[cabfpub] Clarifying allowed wildcard in BR

Rick Andrews Rick_Andrews at symantec.com
Tue Mar 8 10:50:31 MST 2016


I suspect some of the confusion about wildcards is due to Microsoft’s guidance, for example, here: http://support.microsoft.com/kb/258858. Some of the affected OSes are still supported. Jody, it would be helpful if someone from Microsoft would comment on this issue. 

 

-Rick

 

From: public-bounces at cabforum.org [mailto:public-bounces at cabforum.org] On Behalf Of Jeremy Rowley
Sent: Tuesday, March 08, 2016 9:25 AM
To: Ryan Sleevi <sleevi at google.com>
Cc: Stephen Davidson <S.Davidson at quovadisglobal.com>; public at cabforum.org
Subject: Re: [cabfpub] Clarifying allowed wildcard in BR

 

You can verify fo*.example.com by verifying example.com using any of the methods specified in the BRs.

 

From: Ryan Sleevi [mailto:sleevi at google.com] 
Sent: Tuesday, March 8, 2016 9:52 AM
To: Jeremy Rowley
Cc: Stephen Davidson; public at cabforum.org <mailto:public at cabforum.org> 
Subject: Re: [cabfpub] Clarifying allowed wildcard in BR

 

 

 

On Tue, Mar 8, 2016 at 8:30 AM, Jeremy Rowley <jeremy.rowley at digicert.com <mailto:jeremy.rowley at digicert.com> > wrote:

I agree it should be clarified, but I think we should add the text to section 7.1.4.2.1 and state that a wildcard cert is any certificate containing a wildcard character in a Subject Fully-Qualified Domain Name contained in a Certificate. Plus, we have something in 7.1.4.2.1 called a Wildcard FQDN that was never defined.

 

If we amend the definition as you suggested, fo*.example.com <http://example.com>  would no longer be considered a wildcard certificate.
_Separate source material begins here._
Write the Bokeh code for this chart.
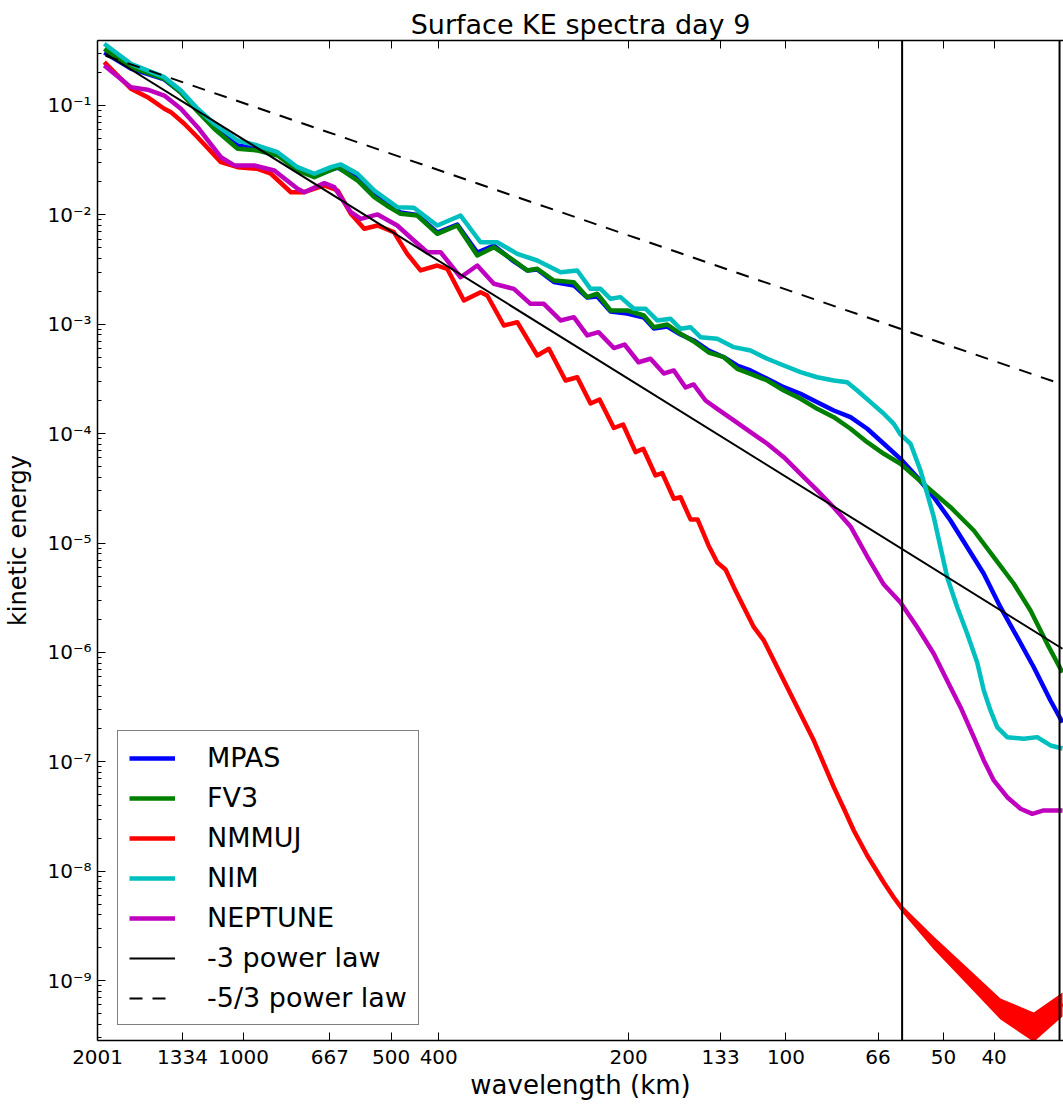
from bokeh.plotting import figure
from bokeh.models import FixedTicker, LogAxis, Span, Legend, LegendItem
from bokeh.embed import file_html
from bokeh.resources import INLINE

# ---- data (log10 wavenumber index, log10 kinetic energy) ----
mpas_lk = [-0.0025, 0.0484, 0.1122, 0.144, 0.1759, 0.2078, 0.2524, 0.2906, 0.3289, 0.3671,
           0.399, 0.4436, 0.4818, 0.5138, 0.5373, 0.564, 0.596, 0.6342, 0.6725, 0.7107,
           0.7424, 0.7807, 0.8063, 0.8254, 0.8572, 0.8954, 0.921, 0.9401, 0.9656, 0.9975,
           1.0292, 1.0484, 1.074, 1.0994, 1.1248, 1.1535, 1.1822, 1.2078, 1.2332, 1.2652,
           1.2969, 1.3288, 1.3608, 1.3925, 1.4244, 1.4564, 1.4881, 1.52, 1.552, 1.5837,
           1.6156, 1.6476, 1.6793, 1.7112, 1.7432, 1.7749, 1.8068, 1.8298]
mpas_le = [-0.516, -0.662, -0.762, -0.881, -1.046, -1.192, -1.366, -1.393, -1.434, -1.576,
           -1.640, -1.567, -1.667, -1.814, -1.905, -1.978, -2.001, -2.161, -2.088, -2.344,
           -2.280, -2.426, -2.508, -2.499, -2.613, -2.645, -2.755, -2.746, -2.883, -2.901,
           -2.938, -3.038, -3.020, -3.093, -3.148, -3.240, -3.301, -3.377, -3.422, -3.498,
           -3.575, -3.635, -3.712, -3.788, -3.849, -3.955, -4.092, -4.230, -4.398, -4.581,
           -4.794, -5.038, -5.281, -5.586, -5.860, -6.135, -6.439, -6.640]

fv3_lk = [-0.0025, 0.0484, 0.1122, 0.144, 0.1759, 0.2078, 0.2524, 0.2906, 0.3289, 0.3671,
          0.399, 0.4436, 0.4818, 0.5138, 0.5373, 0.564, 0.596, 0.6342, 0.6725, 0.7107,
          0.7424, 0.7807, 0.8063, 0.8254, 0.8572, 0.8954, 0.921, 0.9401, 0.9656, 0.9975,
          1.0292, 1.0484, 1.074, 1.0994, 1.1248, 1.1535, 1.1822, 1.2078, 1.2332, 1.2652,
          1.2969, 1.3288, 1.3608, 1.3925, 1.4244, 1.4564, 1.4881, 1.52, 1.5711, 1.6156,
          1.6602, 1.6984, 1.7367, 1.7686, 1.8005, 1.8298]
fv3_le = [-0.482, -0.650, -0.756, -0.881, -1.055, -1.213, -1.396, -1.411, -1.457, -1.594,
          -1.655, -1.564, -1.686, -1.838, -1.914, -1.990, -2.006, -2.173, -2.097, -2.371,
          -2.295, -2.417, -2.508, -2.493, -2.600, -2.615, -2.752, -2.721, -2.874, -2.874,
          -2.920, -3.027, -3.002, -3.087, -3.157, -3.258, -3.301, -3.407, -3.453, -3.514,
          -3.605, -3.681, -3.773, -3.849, -3.955, -4.078, -4.184, -4.275, -4.489, -4.672,
          -4.885, -5.129, -5.372, -5.616, -5.921, -6.183]

nmmuj_lk = [-0.0025, 0.0484, 0.0803, 0.1122, 0.1249, 0.1505, 0.1759, 0.2205, 0.2524, 0.2906,
            0.3161, 0.3543, 0.3799, 0.4182, 0.4436, 0.469, 0.4946, 0.5201, 0.5512, 0.5768,
            0.6023, 0.6342, 0.6533, 0.6851, 0.717, 0.7298, 0.7616, 0.7872, 0.8254, 0.8476,
            0.8795, 0.9019, 0.9273, 0.9445, 0.9719, 0.9895, 1.0134, 1.0281, 1.0516, 1.0644,
            1.0866, 1.0994, 1.1185, 1.1319, 1.1529, 1.1696, 1.1854, 1.2013, 1.2204, 1.2396,
            1.2587, 1.2778, 1.2969, 1.316, 1.3351, 1.3543, 1.3734, 1.3925, 1.4116, 1.4307,
            1.4564, 1.4881, 1.5072, 1.5233, 1.552, 1.5837, 1.6156, 1.6476, 1.6793, 1.7112,
            1.7432, 1.7749, 1.8068, 1.8298]
nmmuj_le = [-0.604, -0.847, -0.924, -1.030, -1.061, -1.167, -1.290, -1.518, -1.564, -1.579,
            -1.624, -1.793, -1.793, -1.731, -1.777, -1.990, -2.127, -2.097, -2.158, -2.356,
            -2.508, -2.463, -2.493, -2.782, -2.707, -2.737, -3.011, -2.981, -3.285, -3.224,
            -3.514, -3.484, -3.724, -3.688, -3.948, -3.916, -4.169, -4.138, -4.382, -4.361,
            -4.595, -4.581, -4.784, -4.784, -5.022, -5.178, -5.241, -5.403, -5.586, -5.769,
            -5.890, -6.073, -6.256, -6.439, -6.622, -6.805, -7.018, -7.231, -7.426, -7.627,
            -7.856, -8.103, -8.240, -8.343, -8.496, -8.651, -8.797, -8.953, -9.108, -9.254,
            -9.346, -9.428, -9.318, -9.209]
# noisy envelope of NMMUJ at the smallest scales
nmmuj_band_lk = [1.5233, 1.5837, 1.6476, 1.7112, 1.7749, 1.8298]
nmmuj_band_hi = [-8.313, -8.596, -8.880, -9.163, -9.291, -9.108]
nmmuj_band_lo = [-8.377, -8.715, -9.035, -9.355, -9.560, -9.328]

nim_lk = [-0.0025, 0.0484, 0.1122, 0.144, 0.1759, 0.2078, 0.2524, 0.2906, 0.3289, 0.3671,
          0.399, 0.4308, 0.4499, 0.4818, 0.5138, 0.5583, 0.5895, 0.6342, 0.6788, 0.717,
          0.7489, 0.7872, 0.8254, 0.87, 0.9019, 0.9273, 0.9464, 0.9656, 0.9847, 1.0101,
          1.0325, 1.0549, 1.0803, 1.0994, 1.1185, 1.1376, 1.1696, 1.2013, 1.2332, 1.2652,
          1.2969, 1.3288, 1.3608, 1.3925, 1.4181, 1.4373, 1.4627, 1.4881, 1.5072, 1.52,
          1.5392, 1.5583, 1.5711, 1.5837, 1.5965, 1.6093, 1.6285, 1.6476, 1.6667, 1.6793,
          1.6921, 1.7049, 1.7241, 1.7558, 1.7814, 1.8068, 1.8298]
nim_le = [-0.436, -0.619, -0.741, -0.863, -1.030, -1.167, -1.320, -1.366, -1.427, -1.564,
          -1.624, -1.564, -1.539, -1.624, -1.777, -1.930, -1.935, -2.097, -2.006, -2.250,
          -2.250, -2.356, -2.417, -2.524, -2.508, -2.676, -2.676, -2.767, -2.752, -2.858,
          -2.858, -2.965, -2.950, -3.041, -3.027, -3.118, -3.133, -3.209, -3.240, -3.315,
          -3.377, -3.438, -3.484, -3.514, -3.529, -3.605, -3.712, -3.818, -3.910, -4.007,
          -4.092, -4.337, -4.549, -4.763, -5.038, -5.312, -5.586, -5.829, -6.092, -6.347,
          -6.530, -6.683, -6.774, -6.789, -6.774, -6.850, -6.878]

neptune_lk = [-0.0025, 0.0484, 0.0803, 0.1122, 0.144, 0.1759, 0.2205, 0.2461, 0.2843, 0.3226,
              0.3671, 0.3799, 0.4182, 0.4373, 0.469, 0.4881, 0.5201, 0.5577, 0.5895, 0.6151,
              0.6405, 0.6788, 0.7107, 0.7424, 0.7807, 0.8126, 0.838, 0.87, 0.8954, 0.921,
              0.9426, 0.9719, 0.9923, 1.0191, 1.042, 1.0675, 1.0866, 1.109, 1.1243, 1.1472,
              1.1696, 1.2013, 1.2332, 1.2652, 1.2969, 1.3288, 1.3608, 1.3925, 1.4244, 1.4564,
              1.4881, 1.52, 1.552, 1.5837, 1.6156, 1.6348, 1.6602, 1.6793, 1.6984, 1.7241,
              1.7495, 1.7719, 1.794, 1.8298]
neptune_le = [-0.634, -0.833, -0.856, -0.909, -1.030, -1.198, -1.473, -1.548, -1.548, -1.594,
              -1.761, -1.793, -1.710, -1.747, -1.975, -2.036, -1.996, -2.097, -2.234, -2.341,
              -2.341, -2.570, -2.463, -2.630, -2.676, -2.813, -2.813, -2.965, -2.935, -3.102,
              -3.072, -3.217, -3.185, -3.347, -3.315, -3.450, -3.422, -3.578, -3.550, -3.697,
              -3.773, -3.879, -3.986, -4.092, -4.215, -4.367, -4.519, -4.675, -4.848, -5.123,
              -5.379, -5.543, -5.769, -6.012, -6.317, -6.500, -6.774, -6.987, -7.170, -7.323,
              -7.429, -7.475, -7.444, -7.444]

# reference power laws (end points)
law3_lk = [0.0, 1.8298]
law3_le = [-0.527, -5.966]
law53_lk = [0.0, 1.813]
law53_le = [-0.545, -3.523]

# marked wavelengths (km) and domain length for the wavenumber index
domain_km = 2001.0
marked_wavelengths_km = [60.0, 30.0]

# x tick positions (log10 wavenumber index) and their wavelength labels
xtick_lk = [-0.0153, 0.147, 0.2635, 0.429, 0.546, 0.637, 1.0, 1.1761, 1.301, 1.4771, 1.6021, 1.699]
xtick_labels = ["2001", "1334", "1000", "667", "500", "400", "200", "133", "100", "66", "50", "40"]
ytick_exponents = [-9, -8, -7, -6, -5, -4, -3, -2, -1]

x_lim_lk = (-0.0155, 1.8317)
y_lim_le = (-9.547, -0.406)


def pw(a):
    return [10.0 ** v for v in a]


FONT = "DejaVu Sans"

p = figure(frame_width=966, frame_height=1000,
           x_axis_type="log", y_axis_type="log",
           x_range=(10 ** x_lim_lk[0], 10 ** x_lim_lk[1]),
           y_range=(10 ** y_lim_le[0], 10 ** y_lim_le[1]),
           output_backend="svg", toolbar_location=None,
           min_border_left=97, min_border_right=0, min_border_top=40, min_border_bottom=0,
           title="Surface KE spectra day 9")

p.title.text_font = FONT
p.title.text_font_size = "27px"
p.title.text_font_style = "normal"
p.title.align = "center"
p.title.standoff = 2
p.title.text_color = "black"

p.grid.visible = False
p.outline_line_color = None
p.background_fill_color = "white"
p.border_fill_color = "white"

# axes
xt_vals = pw(xtick_lk)
xa = p.xaxis[0]
xa.ticker = FixedTicker(ticks=xt_vals, minor_ticks=[])
xa.major_label_overrides = {v: l for v, l in zip(xt_vals, xtick_labels)}
xa.axis_label = "wavelength (km)"

yt_vals = [10.0 ** e for e in ytick_exponents]
sup = {"-": "\u207b", "1": "\u00b9", "2": "\u00b2", "3": "\u00b3", "4": "\u2074",
       "5": "\u2075", "6": "\u2076", "7": "\u2077", "8": "\u2078", "9": "\u2079", "0": "\u2070"}
minor = [m * 10.0 ** e for e in range(-10, 0) for m in range(2, 10)]
ya = p.yaxis[0]
ya.ticker = FixedTicker(ticks=yt_vals, minor_ticks=minor)
ya.major_label_overrides = {v: "10" + "".join(sup[c] for c in str(e)) for v, e in zip(yt_vals, ytick_exponents)}
ya.axis_label = "kinetic energy"

for ax in (xa, ya):
    ax.major_label_text_font = FONT
    ax.major_label_text_font_size = "20px"
    ax.major_label_text_color = "black"
    ax.axis_label_text_font = FONT
    ax.axis_label_text_font_style = "normal"
    ax.axis_label_text_color = "black"
    ax.axis_line_color = "black"
    ax.axis_line_width = 1.5
    ax.major_tick_line_color = "black"
    ax.minor_tick_line_color = "black"
    ax.major_tick_in = 8
    ax.major_tick_out = 0
    ax.minor_tick_in = 4
    ax.minor_tick_out = 0
    ax.major_label_standoff = 6
xa.axis_label_text_font_size = "26px"
ya.axis_label_text_font_size = "24px"
xa.major_label_standoff = 9
xa.axis_label_standoff = 3
ya.axis_label_standoff = 12

top = LogAxis(ticker=FixedTicker(ticks=xt_vals, minor_ticks=[]),
              major_label_overrides={v: "" for v in xt_vals},
              major_label_text_font_size="20px", major_label_standoff=0,
              major_tick_in=8, major_tick_out=0, minor_tick_in=0, minor_tick_out=0,
              axis_line_color="black", axis_line_width=1.5, major_tick_line_color="black")
p.add_layout(top, "above")

# spectra
series = [("MPAS", mpas_lk, mpas_le, "#0000ff"),
          ("FV3", fv3_lk, fv3_le, "#008000"),
          ("NMMUJ", nmmuj_lk, nmmuj_le, "#ff0000"),
          ("NIM", nim_lk, nim_le, "#00bfbf"),
          ("NEPTUNE", neptune_lk, neptune_le, "#bf00bf")]
items = []
for name, lk, le, col in series:
    assert len(lk) == len(le), name
    r = p.line(pw(lk), pw(le), line_color=col, line_width=4.5, line_join="round")
    if name == "NMMUJ":
        p.varea(x=pw(nmmuj_band_lk), y1=pw(nmmuj_band_lo), y2=pw(nmmuj_band_hi), fill_color=col)
    items.append(LegendItem(label=name, renderers=[r]))

r3 = p.line(pw(law3_lk), pw(law3_le), line_color="black", line_width=2)
r53 = p.line(pw(law53_lk), pw(law53_le), line_color="black", line_width=2, line_dash="13 10")
items.append(LegendItem(label="-3 power law", renderers=[r3]))
items.append(LegendItem(label="-5/3 power law", renderers=[r53]))

for wl in marked_wavelengths_km:
    p.add_layout(Span(location=domain_km / wl, dimension="height", line_color="black", line_width=2))

legend = Legend(items=items, location=(20, 15), label_text_font=FONT, label_text_font_size="27px",
                label_text_color="black", padding=11, spacing=9, label_height=26, glyph_height=26,
                glyph_width=46, label_standoff=32, margin=0, border_line_color="black",
                border_line_width=1.5, background_fill_color="white", background_fill_alpha=1.0)
p.add_layout(legend)

open("out.html", "w").write(file_html(p, INLINE))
Rather than prohibit issuance, the change would exempt fo*.example.com <http://example.com>  from the wildcard rules in the BRs and make it a normal string (because it doesn’t meet the wildcard definition). To make it simple, I suggest:

 

I disagree with this possible interpretation being permissible, because you cannot potentially validate that fo*.example.com <http://example.com>  is valid. For example, it does not conform to DNS hostname rules.

 

That said, I agree that there's the potential to be incorrectly interpreted, and your rewording is even more precise/clear :)

 

 

Revise the definition of a wildcard certificate:

Wildcard Certificate: A Certificate containing an asterisk (*) in a Subject Fully‐Qualified Domain Name contained in the Certificate.

 

Revise 7.1.4.2.1 as follows:

Contents: This extension MUST contain at least one entry. Each entry MUST be either a dNSName containing the Fully‐Qualified Domain Name or an iPAddress containing the IP address of a server. The CA MUST confirm that the Applicant controls the Fully‐Qualified Domain Name or IP address or has been granted the right to use it by the Domain Name Registrant or IP address assignee, as appropriate. A dNSName entry MAY contain a wildcard character provided that  the wildcard character constitutes the entire left most label of the FQDN and only a single wildcard character is used in each FQDN.